La photonique semble être l’outil idéal pour faire face à l’afflux de données. Reste néanmoins un défi majeur: convertir les données électroniques en lumière sur les puces de silicium.

La quantité de données générées dans le monde menace de devenir incontrôlable. Selon le rapport «Beyond Fast» de l’Université technique d’Eindhoven et du cabinet de conseil néerlandais Dialogic, le trafic augmente à hauteur de 40% par an dans de nombreux pays. Une situation qui risque d’empirer, avec la multiplication par trois du trafic web prévue ces cinq prochaines années.

Comme le souligne Bert Jan Offrein, responsable photonique chez IBM Research, les centres de données en sont en grande partie responsables: «Les échanges à l’intérieur même et entre les centres de données représentent 75% des flux de données, soit une part nettement supérieure à celle des échanges entre les centres et les utilisateurs.»

Une accélération fulgurante

Face à la demande croissante en services cloud, les centres de données se développent à un rythme effréné. Les processeurs intègrent toujours plus de transistors, les cartes mères davantage de processeurs et les centres de données toujours plus de racks. Le plus grand du monde, le Citadel Campus, à Tahoe Reno dans le Nevada, s’étend ainsi sur près de 700’000 m², soit 61 terrains de football.
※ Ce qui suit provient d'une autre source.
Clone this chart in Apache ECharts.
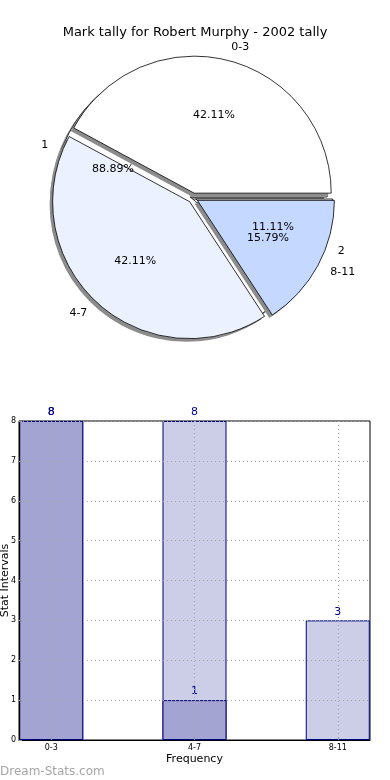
<!DOCTYPE html>
<html>
<head>
<meta charset="utf-8">
<script src="https://cdn.jsdelivr.net/npm/echarts@6/dist/echarts.min.js"></script>
<style>html,body{margin:0;padding:0;background:#fff;}#c{width:390px;height:780px;}</style>
</head>
<body>
<div id="c"></div>
<script>
// ---- data ----
const titleText = 'Mark tally for Robert Murphy - 2002 tally';
const pieCategories = ['0-3', '4-7', '8-11'];
const pieValues = [8, 8, 3];
const pieColors = ['#ffffff', '#ebf1fe', '#c5d8ff'];
const subCategories = ['1', '2'];
const subValues = [8, 1];
const barCategories = ['0-3', '4-7', '8-11'];
const lightValues = [8, 8, 3];
const darkValues = [8, 1, null];
const yTicks = [0, 1, 2, 3, 4, 5, 6, 7, 8];
const xAxisName = 'Frequency';
const yAxisName = 'Stat Intervals';
const watermark = 'Dream-Stats.com';

const FONT = 'DejaVu Sans';
const R = 137;
const CENTER = [193, 198];
const SHADOW_CENTER = [190, 201];

function pctFormatter(vals) {
  const total = vals.reduce((a, b) => a + b, 0);
  return p => (p.value / total * 100).toFixed(2) + '%';
}

function wedgeData(names, vals, colors, sel) {
  return names.map((n, i) => ({
    name: n, value: vals[i], selected: sel,
    itemStyle: { color: colors[i] }
  }));
}

function basePie(extra) {
  return Object.assign({
    type: 'pie', startAngle: 0, clockwise: false,
    avoidLabelOverlap: false, animation: false, silent: true,
    emphasis: { disabled: true }
  }, extra);
}

function shadowPie(names, vals, offset, z) {
  return basePie({
    center: SHADOW_CENTER, radius: R, selectedMode: 'multiple', selectedOffset: offset, z: z,
    data: wedgeData(names, vals, names.map(() => '#8c8c8c'), true),
    itemStyle: { borderWidth: 0 },
    label: { show: false }, labelLine: { show: false }
  });
}

function facePie(names, vals, colors, offset, z) {
  return basePie({
    center: CENTER, radius: R, selectedMode: 'multiple', selectedOffset: offset, z: z,
    data: wedgeData(names, vals, colors, true),
    itemStyle: { borderColor: '#000', borderWidth: 0.8 },
    label: { show: true, position: 'outside', formatter: '{b}', distanceToLabelLine: 0,
      fontFamily: FONT, fontSize: 11, color: '#000' },
    labelLine: { show: false, length: 14, length2: 0 }
  });
}

function pctPie(names, vals) {
  return basePie({
    center: CENTER, radius: R * 1.2, z: 6,
    data: names.map((n, i) => ({ name: n, value: vals[i] })),
    itemStyle: { color: 'rgba(0,0,0,0)', borderWidth: 0 },
    label: { show: true, position: 'inside', formatter: pctFormatter(vals),
      fontFamily: FONT, fontSize: 11, color: '#000' },
    labelLine: { show: false }
  });
}

const chart = echarts.init(document.getElementById('c'));
chart.setOption({
  animation: false,
  title: {
    text: titleText, left: 'center', top: 21,
    textStyle: { fontFamily: FONT, fontSize: 13, fontWeight: 'normal', color: '#000' }
  },
  graphic: [{
    type: 'text', left: 0, top: 766,
    style: { text: watermark, font: '12px "DejaVu Sans"', fill: '#a6a6a6' }
  }],
  grid: {
    left: 19, right: 20, top: 421, bottom: 40,
    outerBoundsMode: 'none', containLabel: false,
    show: true, borderColor: '#000', borderWidth: 1, backgroundColor: 'transparent'
  },
  xAxis: {
    type: 'value', min: -0.225, max: 2.225, z: 5,
    name: xAxisName, nameLocation: 'middle', nameGap: 14, nameMoveOverlap: false,
    nameTextStyle: { fontFamily: FONT, fontSize: 11, color: '#000' },
    axisLine: { show: true, onZero: false, lineStyle: { color: '#000' } },
    axisTick: { show: true, inside: true, length: 3, customValues: [0, 1, 2], lineStyle: { color: '#999' } },
    axisLabel: {
      customValues: [0, 1, 2], margin: 4,
      fontFamily: FONT, fontSize: 8, color: '#000',
      formatter: v => barCategories[Math.round(v)]
    },
    splitLine: { show: true, lineStyle: { color: '#a8a8a8', type: [1, 3] } }
  },
  yAxis: {
    type: 'value', min: yTicks[0], max: yTicks[yTicks.length - 1], interval: 1, z: 5,
    name: yAxisName, nameLocation: 'middle', nameGap: 8, nameMoveOverlap: false,
    nameTextStyle: { fontFamily: FONT, fontSize: 11, color: '#000' },
    axisLine: { show: true, onZero: false, lineStyle: { color: '#000' } },
    axisTick: { show: true, inside: true, length: 3, lineStyle: { color: '#999' } },
    axisLabel: { margin: 3, fontFamily: FONT, fontSize: 8, color: '#000' },
    splitLine: { show: true, lineStyle: { color: '#a8a8a8', type: [1, 3] } }
  },
  series: [
    shadowPie(subCategories, subValues, 3, 1),
    facePie(subCategories, subValues, subCategories.map(() => '#ffffff'), 3, 1),
    shadowPie(pieCategories, pieValues, 5, 2),
    facePie(pieCategories, pieValues, pieColors, 5, 3),
    pctPie(subCategories, subValues),
    pctPie(pieCategories, pieValues),
    {
      type: 'bar', barWidth: 64, barGap: '-100%', animation: false, z: 2,
      data: lightValues.map((v, i) => [i, v]),
      itemStyle: { color: '#cccde6', borderColor: '#000080', borderWidth: 1 },
      label: { show: true, position: 'top', distance: 3, fontFamily: FONT, fontSize: 11, color: '#00008b',
        formatter: p => p.value[1] },
      emphasis: { disabled: true }
    },
    {
      type: 'bar', barWidth: 64, barGap: '-100%', animation: false, z: 2,
      data: darkValues.map((v, i) => [i, v]),
      itemStyle: { color: '#a3a4d1', borderColor: '#000080', borderWidth: 1 },
      label: { show: true, position: 'top', distance: 3, fontFamily: FONT, fontSize: 11, color: '#00008b',
        formatter: p => p.value[1] },
      emphasis: { disabled: true }
    }
  ]
});
</script>
</body>
</html>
Mais dans cette configuration, la communication d’un rack à l’autre exige de transférer des données sur des distances et à des vitesses que la fibre optique actuelle n’est pas capable de prendre en charge correctement. Une vitesse supérieure à 100 To/s par cœur de fibre provoque d’importantes distorsions au niveau des signaux de données pouvant entraîner la fusion du cœur de la fibre.

Lars-Ulrik Aaen Andersen et ses collègues de la Danmarks Tekniske Universitet sont à la pointe des fibres optiques nouvelle génération, capables de gérer un trafic important. Ils ont surmonté les problèmes de transmission en créant des multiplexeurs optiques avec une fibre monomode à grand nombre de brins. Combiné à des amplificateurs, le système offre une transmission optique d’une très haute capacité, correspondant à un pétaoctet (soit 1015 octets ou 223’000 DVD) par seconde sur 1000 km.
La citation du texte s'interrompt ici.